Fine Art PR Publicity Announcements News and Information
Fine Art PR Publicity Announcements News and Information

8th Wonder of the World Found in Leeds

Bonhams are proud to announce it has teamed up with the David Lloyd Gallery and are exhibiting works by the Micro-Sculptured Artist, Willard Wigan MBE in their Leeds Offices from Thursday 6 – Friday 14 March 2008. Please call 0113 234 5755 for more information (opening times Monday – Friday 8.30am – 5.00pm). This follows the highly successful private showing at Lloyds of London and the sell-out extended dates in Nottingham, Sheffield, Grayshott, Dublin and Bath.

Former tennis pro and entrepreneur, David Lloyd purchased a 70 piece collection earlier this year, which was subsequently valued by Lloyds Insurers for £11.2 m.

The exhibition will feature pieces from the collection, which will be housed in easy to view cases including microscope lenses trained on the work. A full understanding of the intricacies of this work can only be achieved through a viewing ‘in the flesh’.

The exhibition will commence on Wednesday 5 March 2008, concluding on Friday 14 March 2008.

This will be Wigan’s first public exhibition for 5 years. Exhibited will be many previously unseen works from the collection. Many have described Wigan’s work as ‘the 8th wonder of the world’.

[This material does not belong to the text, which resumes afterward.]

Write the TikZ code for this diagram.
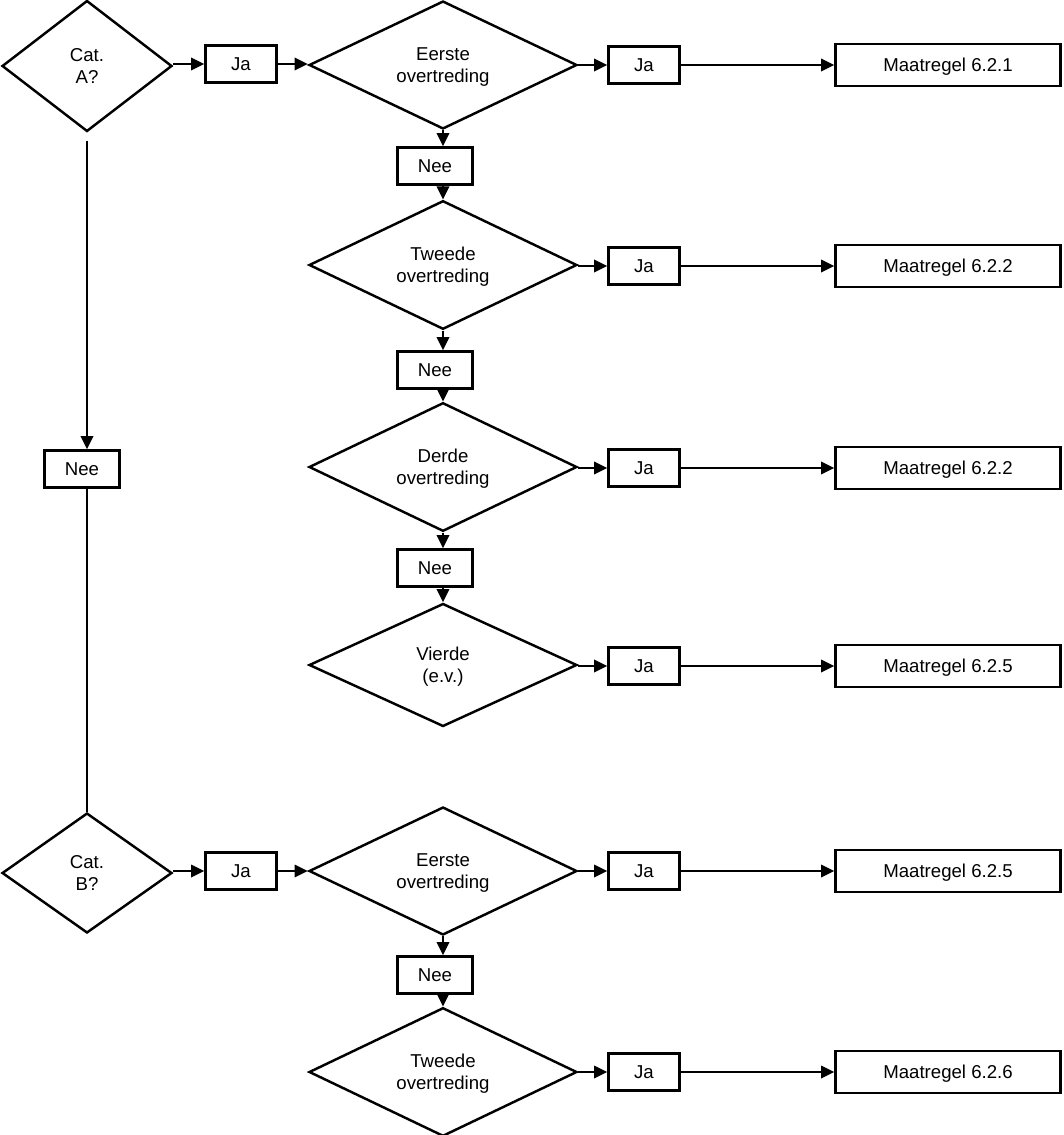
\documentclass[tikz,border=0pt]{standalone}
\usepackage{fontspec}
\setmainfont{Liberation Sans}
\usetikzlibrary{shapes.geometric,arrows.meta}

\begin{document}
\begin{tikzpicture}[x=0.02cm,y=-0.02cm,line width=1.4pt,
	font=\fontsize{10.6}{12.5}\selectfont,
	keuze/.style={draw,diamond,align=center,inner sep=0pt,text depth=0pt,minimum width=5.36cm,minimum height=2.46cm},
	cat/.style={keuze,minimum width=3.4cm,minimum height=2.62cm},
	antw/.style={draw,rectangle,inner sep=0pt,minimum width=1.42cm,minimum height=0.74cm},
	nee/.style={antw,minimum width=1.5cm},
	maat/.style={draw,rectangle,inner sep=0pt,text depth=0pt,minimum width=4.5cm,minimum height=0.84cm},
	pijl/.style={-{Triangle[length=7.5pt,width=7pt]}}]
	\useasboundingbox (0,0) rectangle (1063,1135);
	\node[cat] (catA) at (87,66) {Cat.\\A?};
	\node[antw] (jaA) at (241,64) {Ja};
	\node[keuze] (eersteA) at (443,65) {Eerste\\overtreding};
	\node[antw] (ja1) at (644,65) {Ja};
	\node[maat] (maat1) at (948,65) {Maatregel 6.2.1};
	\node[nee] (nee1) at (435,166) {Nee};
	\node[keuze] (tweedeA) at (443,265) {Tweede\\overtreding};
	\node[antw] (ja2) at (644,266) {Ja};
	\node[maat] (maat2) at (948,266) {Maatregel 6.2.2};
	\node[nee] (nee2) at (435,370) {Nee};
	\node[keuze] (derdeA) at (443,467) {Derde\\overtreding};
	\node[antw] (ja3) at (644,468) {Ja};
	\node[maat] (maat3) at (948,468) {Maatregel 6.2.2};
	\node[nee] (nee3) at (435,568) {Nee};
	\node[keuze] (vierdeA) at (443,665) {Vierde\\(e.v.)};
	\node[antw] (ja4) at (644,666) {Ja};
	\node[maat] (maat4) at (948,666) {Maatregel 6.2.5};
	\node[nee] (neeA) at (82,469) {Nee};
	\node[cat,minimum height=2.4cm] (catB) at (87,873) {Cat.\\B?};
	\node[antw] (jaB) at (241,871) {Ja};
	\node[keuze] (eersteB) at (443,871) {Eerste\\overtreding};
	\node[antw] (ja5) at (644,871) {Ja};
	\node[maat] (maat5) at (948,871) {Maatregel 6.2.5};
	\node[nee] (nee4) at (435,975) {Nee};
	\node[keuze] (tweedeB) at (443,1072) {Tweede\\overtreding};
	\node[antw] (ja6) at (644,1072) {Ja};
	\node[maat] (maat6) at (948,1072) {Maatregel 6.2.6};

	\draw[pijl] (catA.east |- jaA) -- (jaA);
	\draw[pijl] (jaA) -- (jaA -| eersteA.west);
	\draw[pijl] (eersteA) -- (ja1);
	\draw[pijl] (ja1) -- (maat1);
	\draw[pijl] (tweedeA.east |- ja2) -- (ja2);
	\draw[pijl] (ja2) -- (maat2);
	\draw[pijl] (derdeA.east |- ja3) -- (ja3);
	\draw[pijl] (ja3) -- (maat3);
	\draw[pijl] (vierdeA.east |- ja4) -- (ja4);
	\draw[pijl] (ja4) -- (maat4);
	\draw[pijl] (catB.east |- jaB) -- (jaB);
	\draw[pijl] (jaB) -- (eersteB);
	\draw[pijl] (eersteB) -- (ja5);
	\draw[pijl] (ja5) -- (maat5);
	\draw[pijl] (tweedeB) -- (ja6);
	\draw[pijl] (ja6) -- (maat6);

	\draw[pijl] (eersteA.south) -- (eersteA.south |- nee1.north);
	\draw[pijl] (eersteA.south |- nee1.south) -- (tweedeA.north);
	\draw[pijl] (tweedeA.south) -- (tweedeA.south |- nee2.north);
	\draw[pijl] (tweedeA.south |- nee2.south) -- (derdeA.north);
	\draw[pijl] (derdeA.south) -- (derdeA.south |- nee3.north);
	\draw[pijl] (derdeA.south |- nee3.south) -- (vierdeA.north);
	\draw[pijl] (eersteB.south) -- (eersteB.south |- nee4.north);
	\draw[pijl] (eersteB.south |- nee4.south) -- (tweedeB.north);

	\draw[pijl,shorten <=0.16cm] (catA.south) -- (catA.south |- neeA.north);
	\draw (catA.south |- neeA.south) -- (catB.north);
\end{tikzpicture}
\end{document}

A spokesperson form the Gallery said that; ‘Attracting this exhibition to Leeds is a great coup for us. This is a wonderful opportunity for the people of Leeds to view and perhaps purchase or commission the work of this formidable artist, who has been described by many as a genius’.

Willard Wigan MBE

Born in 1957 in Birmingham, Willard Wigan began his artistic life at a tender age. Suffering from dyslexia and learning difficulties, he struggled at school and found solace in creating art of such minute proportions it couldn’t be seen with the naked eye and therefore couldn’t be criticised.
“It really began when I was just five years old,” says Willard. “I started making houses for ants because I thought they needed somewhere to live. Then I made them shoes and hats. It was a fantasy world I escaped to where my dyslexia didn’t hold me back and my teachers couldn’t criticise me. And that’s how my career as a micro-sculptor began.”
From that day to this, Willard’s celebrated micro-sculptures have become more and more minute so that they are only visible through a microscope – some are only three times the size of a blood cell. Each piece commonly sits within the eye of a needle, or on a pin head.

Some of the most renowned pieces in the Willard Wigan collection, which was purchased by former Davis Cup captain turned entrepreneur, David Lloyd, in May 2007 for an undisclosed sum, are Snow White and the Seven Dwarves, Cassius Clay and Sonny Liston, and Yellow Brick Road: The Wizard of Oz.

The personal sacrifice involved in creating such wondrous, yet scarcely believable, pieces is inconceivable to most. Willard enters a meditative state in which his heartbeat is slowed, allowing him to reduce hand tremors and sculpt between pulse beats. Even the reverberation caused by traffic outside can affect Willard’s work and he often retreats to the peace and quiet of Jersey or works through the night when there is minimal disruption. Discussing his latest and most challenging project – the iconic Lloyd’s of London building – Willard says it was yet another labour of love.
“The Lloyd’s building is so intricate architecturally that it was the biggest challenge I’ve faced to date. To make the cranes on the roof I caught dust particles in the air and sculpted them. It took me four months to complete and I was physically exhausted but hugely elated by the end.”
Willard Wigan’s work has been described as “the eighth wonder of the world” and he has just received his MBE for services to art. Unsurprisingly his life is also attracting significant attention from the literary and film industries alike, each eager to secure Willard’s life story.